Dutch semiconductor equipment giant ASML (ASML) reported blowout Q4 figures on Wednesday. The Amsterdam and New York-listed business unveiled record bookings of €13.2 billion, more than double market expectations of around €6.3 billion.
The surge in orders sent the Amsterdam stock more than 5% higher on Wednesday, as investors responded to the company’s strongest indication yet that AI‑driven semiconductor demand is accelerating.
Quarterly revenue came in at €9.72 billion, slightly ahead of consensus estimates of €9.58 billion. Importantly, gross margin landed at 52.2%, in line with forecasts, according to research commentary and company filings.
| ASML (ASML) | Price: €1,277 | Market cap: €491.37bn |
A substantial portion of the blockbuster order intake, €7.4 billion, was tied to ASML’s cutting‑edge extreme ultraviolet (EUV) lithography systems. EUV represents more than 30 tools and reflects rising investment from chipmakers preparing for next‑generation logic and memory production.

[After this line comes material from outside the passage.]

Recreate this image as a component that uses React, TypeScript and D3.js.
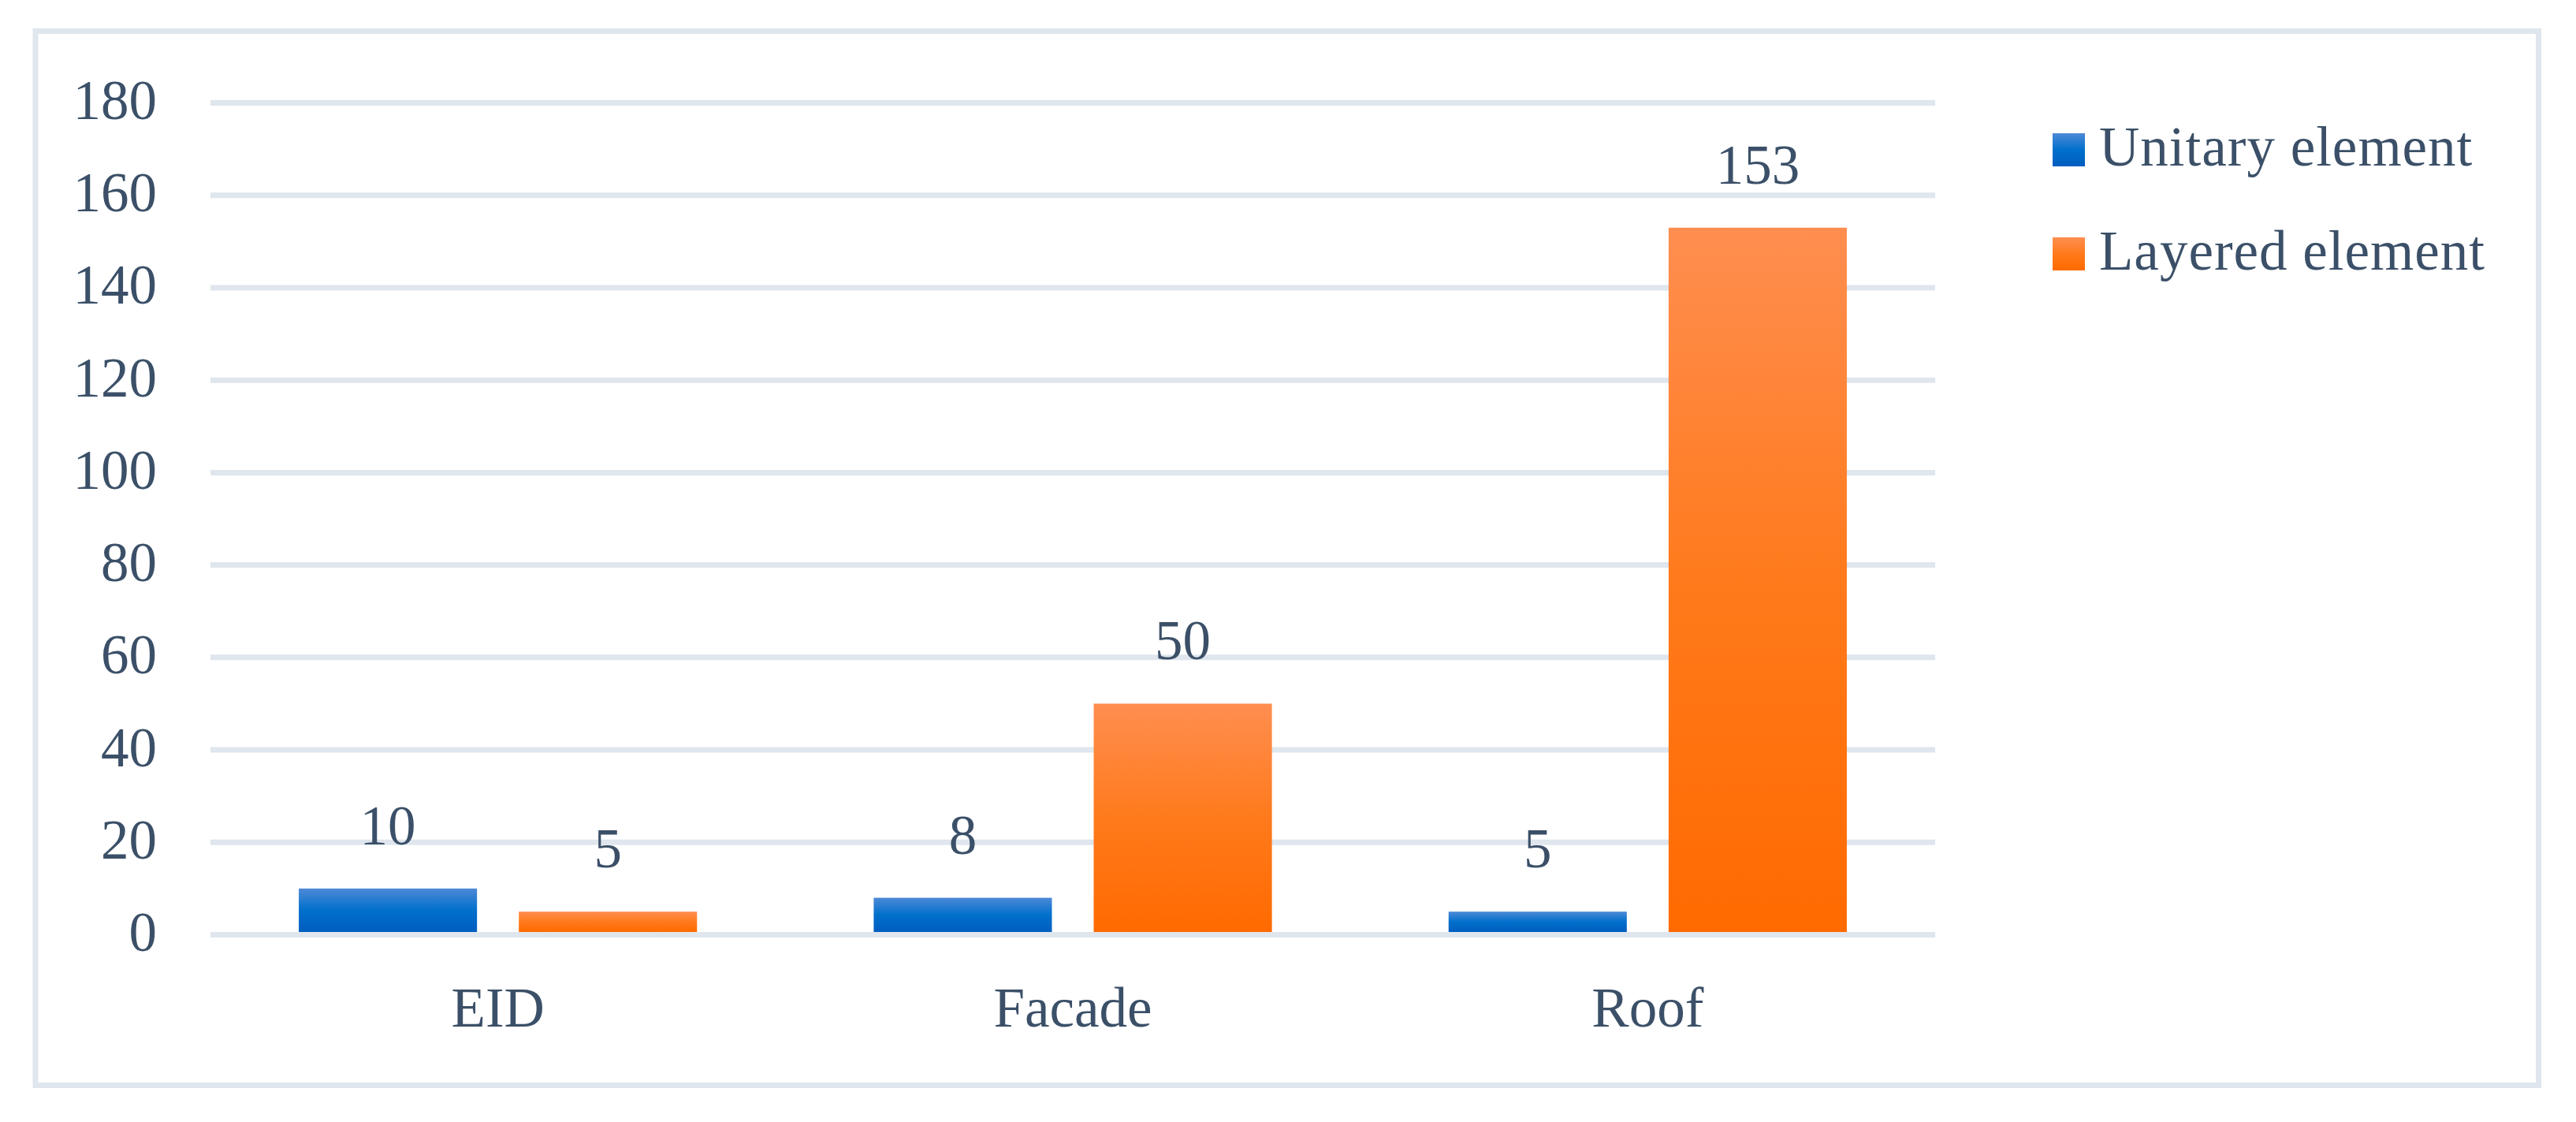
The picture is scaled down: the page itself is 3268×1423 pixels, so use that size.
import React from "react";
import * as d3 from "d3";

const categories = ["EID", "Facade", "Roof"];
const seriesNames = ["Unitary element", "Layered element"];
const unitary = [10, 8, 5];
const layered = [5, 50, 153];
const yTicks = [0, 20, 40, 60, 80, 100, 120, 140, 160, 180];

const W = 3268;
const H = 1423;
const TEXT = "#3b5068";
const GRID = "#dfe6ed";
const FONT = "'Liberation Serif', 'Times New Roman', serif";
const FS = 71;

export default function App() {
  const x0 = d3.scaleBand<string>().domain(categories).range([267, 2455]).padding(0);
  const x1 = d3
    .scaleBand<string>()
    .domain(seriesNames)
    .range([0, x0.bandwidth()])
    .paddingInner(0.19)
    .paddingOuter(0.4015);
  const y = d3.scaleLinear().domain([0, 180]).range([1185.5, 130.5]);
  const values = [unitary, layered];
  const gradIds = ["gradBlue", "gradOrange"];

  return (
    <svg
      width={W}
      height={H}
      style={{ position: "absolute", left: 0, top: 0, display: "block", background: "#fff" }}
    >
      <defs>
        <linearGradient id="gradBlue" x1="0" y1="0" x2="0" y2="1">
          <stop offset="0" stopColor="#4e89d6" />
          <stop offset="0.5" stopColor="#0070cc" />
          <stop offset="1" stopColor="#005dbf" />
        </linearGradient>
        <linearGradient id="gradOrange" x1="0" y1="0" x2="0" y2="1">
          <stop offset="0" stopColor="#ff8e50" />
          <stop offset="0.5" stopColor="#ff7a1c" />
          <stop offset="1" stopColor="#ff6a00" />
        </linearGradient>
      </defs>
      <rect x={0} y={0} width={W} height={H} fill="#fff" />
      <rect x={45} y={39.5} width={3175.5} height={1337} fill="none" stroke={GRID} strokeWidth={7} />

      {yTicks.map((t) => (
        <g key={t}>
          <line x1={267} x2={2455} y1={y(t)} y2={y(t)} stroke={GRID} strokeWidth={7} />
          <text
            x={199}
            y={y(t) + 20.5}
            textAnchor="end"
            fontFamily={FONT}
            fontSize={FS}
            fill={TEXT}
          >
            {t}
          </text>
        </g>
      ))}

      {categories.map((c, ci) => (
        <g key={c} transform={`translate(${x0(c)},0)`}>
          {seriesNames.map((s, si) => {
            const v = values[si][ci];
            const bx = x1(s) as number;
            const bw = x1.bandwidth();
            return (
              <g key={s}>
                <rect
                  x={bx}
                  y={y(v)}
                  width={bw}
                  height={y(0) - 3.5 - y(v)}
                  fill={`url(#${gradIds[si]})`}
                />
                <text
                  x={bx + bw / 2}
                  y={y(v) - 56}
                  textAnchor="middle"
                  fontFamily={FONT}
                  fontSize={FS}
                  fill={TEXT}
                >
                  {v}
                </text>
              </g>
            );
          })}
          <text
            x={x0.bandwidth() / 2}
            y={1302}
            textAnchor="middle"
            fontFamily={FONT}
            fontSize={FS}
            fill={TEXT}
          >
            {c}
          </text>
        </g>
      ))}

      {seriesNames.map((s, si) => (
        <g key={s} transform={`translate(0,${si * 132})`}>
          <rect x={2604} y={169} width={41} height={42} fill={`url(#${gradIds[si]})`} />
          <text x={2663} y={210} fontFamily={FONT} fontSize={FS} fill={TEXT} letterSpacing={1}>
            {s}
          </text>
        </g>
      ))}
    </svg>
  );
}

Memory customers accounted for 56% of the order mix, up from 47% in the prior quarter, highlighting growing capacity expansions in DRAM manufacturing.
Job cuts part strategic rethink
Despite the record performance, ASML announced it will cut around 1,700 jobs, primarily in the Netherlands, as part of a restructuring to streamline its technology and IT units. The company said it plans to shift focus toward engineering and innovation, while continuing to hire across manufacturing, sales, and customer‑support operations.
ASML reported China accounted for 36% of Q4 system sales, down from 42% in the previous quarter. Looking ahead, the company expects China to represent roughly 20% of system sales in fiscal 2026, compared with an estimated 33% in 2025, reflecting continued export‑control constraints on high‑end tools.
Backlog and guidance
The company ended the year with an expanded backlog of €38.8 billion, including €25.5 billion in EUV orders. Interestingly, analysts noting a meaningful share of recent bookings appears slated for 2027 deliveries. The growing pipeline underscores long‑term visibility as chipmakers accelerate multi‑year investment plans tied to AI and advanced memory production.
ASML issued fiscal 2026 revenue guidance of €34 billion–€39 billion, with a midpoint pitched at €36.5 billion. That’s above the previous consensus estimate of €35.1 billion. Expected full‑year gross margin stands between 51% and 53%.
For Q1 2026, ASML projected €8.2 billion–€8.9 billion in revenue, exceeding analyst expectations, alongside a gross margin forecast of around 52%.
Within the 2026 outlook, EUV sales are expected to rise significantly, while sales of deep ultraviolet (DUV) systems are projected to hold steady, with weaker China demand offset by strength in advanced logic and DRAM applications.

Strong results and guidance from ASML is a shot in the arm for the wider tech AI industry as more advanced chips and manufacturing capacity comes on stream.
China will remain difficult in the face of US restrictions on advanced tech, which led to price volatility last year. Despite those uncertainties, ASML’s optimism is rightly hitting the spot with investors.